We will transport all of the construction materials and machinery to the village in mid-June. Immediately thereafter, we will begin digging the well. This first phase of the project will last through the first week of July. After that, we will need to pause construction until the end of the summer, when we will begin the second and final phase of the project.
The reason why we need to build the well in two phases has to do with the height of the river – the highway in this part of the jungle – upon which the village is located. Many people are surprised to learn that it doesn’t rain at all in much of the Western Amazonian rainforest during the (northern) summer months. In fact, the climate is so dry from mid-July until early August that some of the smaller Amazonian tributaries dry up entirely in places. In past years, I have had to drag my canoe with rope over sections of dry river bed during the dry season. The only other way to enter or leave the village is to trek 150km through dense jungle, and dear as my Amawaka friends are to me, I’m not doing that carrying bags of concrete.

The next blog post will be in early June, just before we begin phase one of the project. Til then!

October 27, 2016

[N.b.: Almost none of the Inuya River Amawaka have access to electronic media. For that reason, at a village meeting in September 2016, the community pre-approved any statements here that I make on their behalf. Also, because of issues of informed consent, under most circumstances we cannot publish pictures of Amawaka individuals. Instead, we’ve posted one picture of the non-indigenous crew in a canoe loaded with supplies on the way to the village, and another picture at the well.]
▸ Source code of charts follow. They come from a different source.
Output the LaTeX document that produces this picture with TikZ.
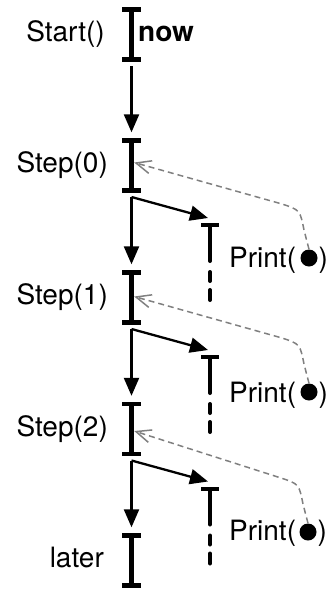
\documentclass[tikz,border=0pt]{standalone}
\usepackage{fontspec}
\setmainfont{TeX Gyre Heros}
\usetikzlibrary{arrows.meta,calc}
\begin{document}
\begin{tikzpicture}[x=1pt,y=-1pt,
  lbl/.style={font=\fontsize{28}{33}\selectfont, inner sep=0pt},
  barnode/.style={inner sep=0pt, minimum width=5pt, minimum height=50pt},
  flow/.style={line width=2.3pt, -{Triangle[length=18pt,width=15pt]}},
  callback/.style={draw=black!50, line width=1.5pt, dash pattern=on 6pt off 4pt,
    -{Straight Barb[length=15pt,width=13pt]}},
  dotnode/.style={circle, fill=black, inner sep=0pt, minimum size=17pt},
  stub/.style={line width=4pt, line cap=round},
]
\useasboundingbox (0,0) rectangle (331,589);

% main time line: one I-beam per step
\node[barnode] (b0) at (131.5,34.5) {};
\node[barnode] (b1) at (131.5,165.5) {};
\node[barnode] (b2) at (131.5,297.5) {};
\node[barnode] (b3) at (131.5,429) {};
\node[barnode] (b4) at (131.5,560.5) {};
\foreach \b in {b0,b1,b2,b3,b4}{
  \draw[line width=5pt] (\b.north) -- (\b.south);
  \draw[line width=4.5pt] ([xshift=-9.5pt]\b.north) -- ([xshift=9.5pt]\b.north);
  \draw[line width=4.5pt] ([xshift=-9.5pt]\b.south) -- ([xshift=9.5pt]\b.south);
}

% step labels
\node[lbl, anchor=base east] (l0) at (105,41.5) {Start()};
\node[lbl, anchor=base east] (l1) at (108,172.5) {Step(0)};
\node[lbl, anchor=base east] (l2) at (108,304.5) {Step(1)};
\node[lbl, anchor=base east] (l3) at (108,436) {Step(2)};
\node[lbl, anchor=base east] (l4) at (104,567.5) {later};
\node[lbl, anchor=base west, font=\fontsize{28}{33}\selectfont\bfseries] (now) at (138,41.5) {now};

% fork points below each bar
\coordinate (f0) at (131.5,66);
\coordinate (f1) at (131.5,197);
\coordinate (f2) at (131.5,329);
\coordinate (f3) at (131.5,460.5);

\draw[flow] (f0) -- ([yshift=8pt]b1.north);
\draw[flow] (f1) -- ([yshift=8pt]b2.north);
\draw[flow] (f2) -- ([yshift=8pt]b3.north);
\draw[flow] (f3) -- ([yshift=8pt]b4.north);

% scheduled prints: side arrow, short bar with dashed tail
\foreach \i in {1,2,3}{
  \coordinate (s\i) at ($(f\i)+(78.5,28)$);
  \draw[flow] (f\i) -- ($(s\i)+(-2,-7)$);
  \draw[line width=4pt] ($(s\i)+(-9,0)$) -- ($(s\i)+(9,0)$);
  \draw[stub] ($(s\i)+(0,2)$) -- ($(s\i)+(0,36)$);
  \draw[stub] ($(s\i)+(0,47)$) -- ($(s\i)+(0,56)$);
  \draw[stub] ($(s\i)+(0,65)$) -- ($(s\i)+(0,75)$);
}

% Print(●) labels
\node[lbl, anchor=base west] (p1) at (229,267) {Print(};
\node[dotnode] (d1) at (309,258) {};
\node[lbl, anchor=base west] (c1) at (318.5,267) {)};
\node[lbl, anchor=base west] (p2) at (229,402) {Print(};
\node[dotnode] (d2) at (309,392) {};
\node[lbl, anchor=base west] (c2) at (318.5,402) {)};
\node[lbl, anchor=base west] (p3) at (229,540) {Print(};
\node[dotnode] (d3) at (308,532) {};
\node[lbl, anchor=base west] (c3) at (317.5,540) {)};

% callbacks back into the following step
\draw[callback] (d1.north) -- ($(d1)+(-5,-28)$) .. controls ($(d1)+(-9,-48)$) .. ($(d1)+(-27,-54)$) -- ([yshift=3pt]b1.east);
\draw[callback] (d2.north) -- ($(d2)+(-5,-28)$) .. controls ($(d2)+(-9,-48)$) .. ($(d2)+(-27,-54)$) -- ([yshift=1pt]b2.east);
\draw[callback] (d3.north) -- ($(d3)+(-5,-28)$) .. controls ($(d3)+(-9,-48)$) .. ($(d3)+(-27,-54)$) -- ([yshift=-2pt]b3.east);
\end{tikzpicture}
\end{document}
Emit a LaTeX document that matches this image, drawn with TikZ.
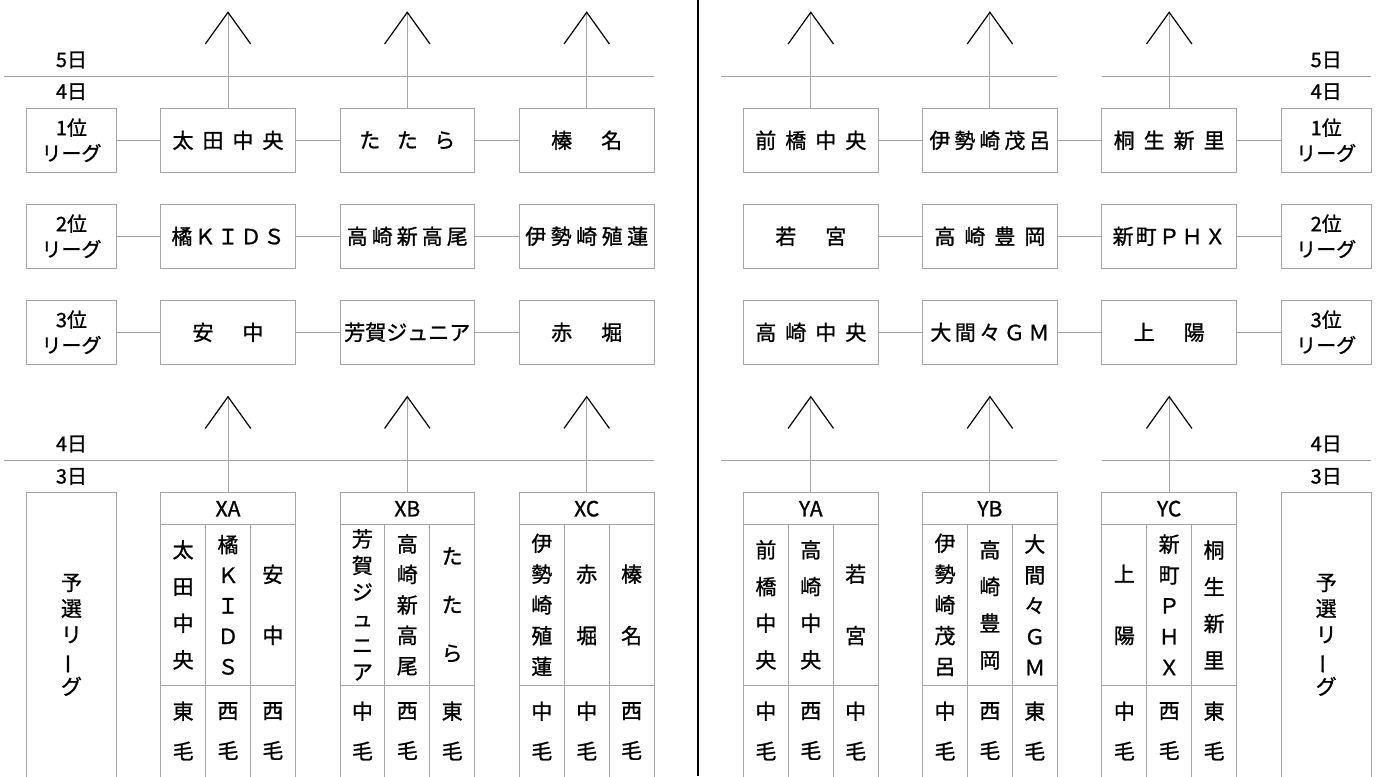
\documentclass[tikz,border=0pt]{standalone}
\usepackage{fontspec}
\setmainfont{Noto Sans CJK JP}[FakeBold=1]
\usepackage{graphicx}
\definecolor{ln}{RGB}{165,165,165}
\newcommand\spc[2]{\def\spcgap{#1}\spcfirst#2\relax}
\def\spcfirst#1{#1\spcloop}
\def\spcloop#1{\ifx#1\relax\else\kern\spcgap pt\relax#1\expandafter\spcloop\fi}
\newcommand\vbar{\rotatebox[origin=c]{90}{ー}}
\tikzset{
 box/.style={draw=ln, line width=1pt, minimum width=134.6pt, minimum height=64pt, inner sep=0pt, font=\fontsize{21}{25}\selectfont},
 lab/.style={draw=ln, line width=1pt, minimum width=89.6pt, minimum height=64pt, inner sep=0pt, align=center, font=\fontsize{20}{25.5}\selectfont},
 conn/.style={draw=ln, line width=1pt},
 chev/.style={draw=black, line width=1.2pt},
 day/.style={font=\fontsize{20}{22}\selectfont, inner sep=0pt},
 hdr/.style={draw=ln, line width=1pt, minimum width=134.6pt, minimum height=32pt, inner sep=0pt, font=\fontsize{21}{24}\selectfont},
 cell/.style={draw=ln, line width=1pt, minimum width=44.87pt, minimum height=160.3pt, inner sep=0pt, align=center},
 vc/.style={font=\fontsize{21}{#1}\selectfont},
 bcell/.style={draw=ln, line width=1pt, minimum width=44.87pt, minimum height=92pt, inner sep=0pt, align=center, font=\fontsize{21}{40}\selectfont},
 pre/.style={draw=ln, line width=1pt, minimum width=89.6pt, minimum height=284.3pt, inner sep=0pt, align=center, font=\fontsize{21}{26}\selectfont},
}
\newcommand\mktable[9]{%
 \node[hdr] (#1) at (#2,508.7) {#3};
 \node[cell,vc=#4] (#1-1) at ({#2-44.87},604.85) {#5};
 \node[cell,vc=#6] (#1-2) at (#2,604.85) {#7};
 \node[cell,vc=#8] (#1-3) at ({#2+44.87},604.85) {#9};
}
\newcommand\mkbot[5]{%
 \node[bcell] (#1-b1) at ({#2-44.87},731) {#3};
 \node[bcell] (#1-b2) at (#2,731) {#4};
 \node[bcell] (#1-b3) at ({#2+44.87},731) {#5};
}
\newcommand\mkarrow[3]{% #1 name of start node, #2 x, #3 apex y
 \coordinate (#1-apex) at (#2,#3);
 \draw[conn] (#1.north) -- (#1-apex);
 \draw[chev] ([shift={(-22.7,31.7)}]#1-apex) -- (#1-apex) -- ([shift={(22.7,31.7)}]#1-apex);
}
\begin{document}
\begin{tikzpicture}[x=1pt,y=-1pt]
\useasboundingbox (0,0) rectangle (1383,776);
\clip (0,0) rectangle (1383,776);
\fill[white] (0,0) rectangle (1383,776);

% divider
\coordinate (VT) at (698.3,0);
\coordinate (VB) at (698.3,776);
\draw[black, line width=2pt] (VT) -- (VB);

% date lines
\coordinate (LT1) at (4,76.3);    \coordinate (LT2) at (654,76.3);
\coordinate (LB1) at (4,460.3);   \coordinate (LB2) at (654,460.3);
\coordinate (RT1) at (721,76.3);  \coordinate (RT2) at (1057.3,76.3);
\coordinate (RT3) at (1102,76.3); \coordinate (RT4) at (1370.7,76.3);
\coordinate (RB1) at (721,460.3); \coordinate (RB2) at (1057.3,460.3);
\coordinate (RB3) at (1102,460.3);\coordinate (RB4) at (1370.7,460.3);
\draw[conn] (LT1) -- (LT2);
\draw[conn] (LB1) -- (LB2);
\draw[conn] (RT1) -- (RT2);
\draw[conn] (RT3) -- (RT4);
\draw[conn] (RB1) -- (RB2);
\draw[conn] (RB3) -- (RB4);

% date labels
\node[day] (d5L) at (71.5,60) {5日};
\node[day] (d4L) at (71.5,91.7) {4日};
\node[day] (d4Lb) at (71.5,444) {4日};
\node[day] (d3L) at (71.5,476.5) {3日};
\node[day] (d5R) at (1326.2,60) {5日};
\node[day] (d4R) at (1326.2,91.7) {4日};
\node[day] (d4Rb) at (1326.2,444) {4日};
\node[day] (d3R) at (1326.2,476.5) {3日};

% left final rows
\node[lab] (LL1) at (71.5,140.3) {1位\\リーグ};
\node[lab] (LL2) at (71.5,236.3) {2位\\リーグ};
\node[lab] (LL3) at (71.5,332.3) {3位\\リーグ};
\node[box] (L11) at (228,140.3) {\spc{9}{太田中央}};
\node[box] (L12) at (407.3,140.3) {\spc{16.5}{たたら}};
\node[box] (L13) at (586.7,140.3) {\spc{4}{榛　名}};
\node[box] (L21) at (228,236.3) {\spc{2}{橘ＫＩＤＳ}};
\node[box] (L22) at (407.3,236.3) {\spc{4}{高崎新高尾}};
\node[box] (L23) at (586.7,236.3) {\spc{4.5}{伊勢崎殖蓮}};
\node[box] (L31) at (228,332.3) {\spc{4}{安　中}};
\node[box] (L32) at (407.3,332.3) {\spc{0}{芳賀ジュニア}};
\node[box] (L33) at (586.7,332.3) {\spc{4}{赤　堀}};
\foreach \r in {1,2,3}{
 \draw[conn] (LL\r) -- (L\r1);
 \draw[conn] (L\r1) -- (L\r2);
 \draw[conn] (L\r2) -- (L\r3);
}

% right final rows
\node[box] (R11) at (810.8,140.3) {\spc{9}{前橋中央}};
\node[box] (R12) at (989.9,140.3) {\spc{4}{伊勢崎茂呂}};
\node[box] (R13) at (1169.2,140.3) {\spc{9}{桐生新里}};
\node[box] (R21) at (810.8,236.3) {\spc{4}{若　宮}};
\node[box] (R22) at (989.9,236.3) {\spc{9}{高崎豊岡}};
\node[box] (R23) at (1169.2,236.3) {\spc{2}{新町ＰＨＸ}};
\node[box] (R31) at (810.8,332.3) {\spc{9}{高崎中央}};
\node[box] (R32) at (989.9,332.3) {\spc{3.5}{大間々ＧＭ}};
\node[box] (R33) at (1169.2,332.3) {\spc{4}{上　陽}};
\node[lab] (RL1) at (1326.2,140.3) {1位\\リーグ};
\node[lab] (RL2) at (1326.2,236.3) {2位\\リーグ};
\node[lab] (RL3) at (1326.2,332.3) {3位\\リーグ};
\foreach \r in {1,2,3}{
 \draw[conn] (R\r1) -- (R\r2);
 \draw[conn] (R\r2) -- (R\r3);
 \draw[conn] (R\r3) -- (RL\r);
}

% top arrows
\mkarrow{L11}{228}{12.3}
\mkarrow{L12}{407.3}{12.3}
\mkarrow{L13}{586.7}{12.3}
\mkarrow{R11}{810.8}{12.3}
\mkarrow{R12}{989.9}{12.3}
\mkarrow{R13}{1169.2}{12.3}

% preliminary league boxes
\node[pre] (PL) at (71.5,634.85) {予\\選\\リ\\\vbar\\グ};
\node[pre] (PR) at (1326.2,634.85) {予\\選\\リ\\\vbar\\グ};

% tables
\mktable{XA}{228}{XA}{36.7}{太\\田\\中\\央}{30.5}{橘\\Ｋ\\Ｉ\\Ｄ\\Ｓ}{61}{安\\中}
\mktable{XB}{407.3}{XB}{26.6}{芳\\賀\\ジ\\ュ\\ニ\\ア}{30.5}{高\\崎\\新\\高\\尾}{48.5}{た\\た\\ら}
\mktable{XC}{586.7}{XC}{30.8}{伊\\勢\\崎\\殖\\蓮}{61.5}{赤\\堀}{61.5}{榛\\名}
\mktable{YA}{810.8}{YA}{36.7}{前\\橋\\中\\央}{36.7}{高\\崎\\中\\央}{61.5}{若\\宮}
\mktable{YB}{989.9}{YB}{30.8}{伊\\勢\\崎\\茂\\呂}{36.7}{高\\崎\\豊\\岡}{30.8}{大\\間\\々\\Ｇ\\Ｍ}
\mktable{YC}{1169.2}{YC}{61.5}{上\\陽}{30.8}{新\\町\\Ｐ\\Ｈ\\Ｘ}{36.7}{桐\\生\\新\\里}
\mkbot{XA}{228}{東\\毛}{西\\毛}{西\\毛}
\mkbot{XB}{407.3}{中\\毛}{西\\毛}{東\\毛}
\mkbot{XC}{586.7}{中\\毛}{中\\毛}{西\\毛}
\mkbot{YA}{810.8}{中\\毛}{西\\毛}{中\\毛}
\mkbot{YB}{989.9}{中\\毛}{西\\毛}{東\\毛}
\mkbot{YC}{1169.2}{中\\毛}{西\\毛}{東\\毛}

% lower arrows
\mkarrow{XA}{228}{396.7}
\mkarrow{XB}{407.3}{396.7}
\mkarrow{XC}{586.7}{396.7}
\mkarrow{YA}{810.8}{396.7}
\mkarrow{YB}{989.9}{396.7}
\mkarrow{YC}{1169.2}{396.7}
\end{tikzpicture}
\end{document}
The well has been built, and the Amawaka residents of the site have a new source of accessible, potable water! There is now less reason for Amawaka people to leave their village, should they desire to stay. As a result, it might be just a little bit easier for Amawaka people to maintain their culture, traditional knowledge, and language (which is not to say that it will be easy). Conflicts over water are, for now, less likely to erupt into violence. Although logging, and petroleum and natural gas extraction continue to take their tolls on all peoples of the region, my Amawaka friends are glad to have a new well to offset some of the effects of environmental devastation. We’ve agreed that we will soon make a plaque that reads “Katirin Dawisin Huin Janpandi. Hui Ayahi-kan!”. It’s Amawaka for “The Kathryn Davis Memorial Well. Come and have a drink of water!” (the original Amawaka has a better ring to it).
Although the Davis Projects for Peace grant program through International Houses Worldwide funded this project directly, it would not have been possible had other organizations not supported the years of research and preparations that preceded the project. Those organizations include, but are not limited to the Wenner-Gren Foundation, the American Philosophical Society, the Tinker Foundation, DOBES Documentation of Endangered Languages Programme, the University of Chicago Center for Latin American Studies (CLAS), the University of Chicago Departments of Anrthopology and Linguistics, and coming full circle, from the Davis Scholarship through Middlebury College nearly a decade ago.
Most importantly, this project could never have come to fruition without the Amawaka people’s generous provisions of housing, food, and cultural and linguistic guidance during the duration of the project and the nine years that preceded it.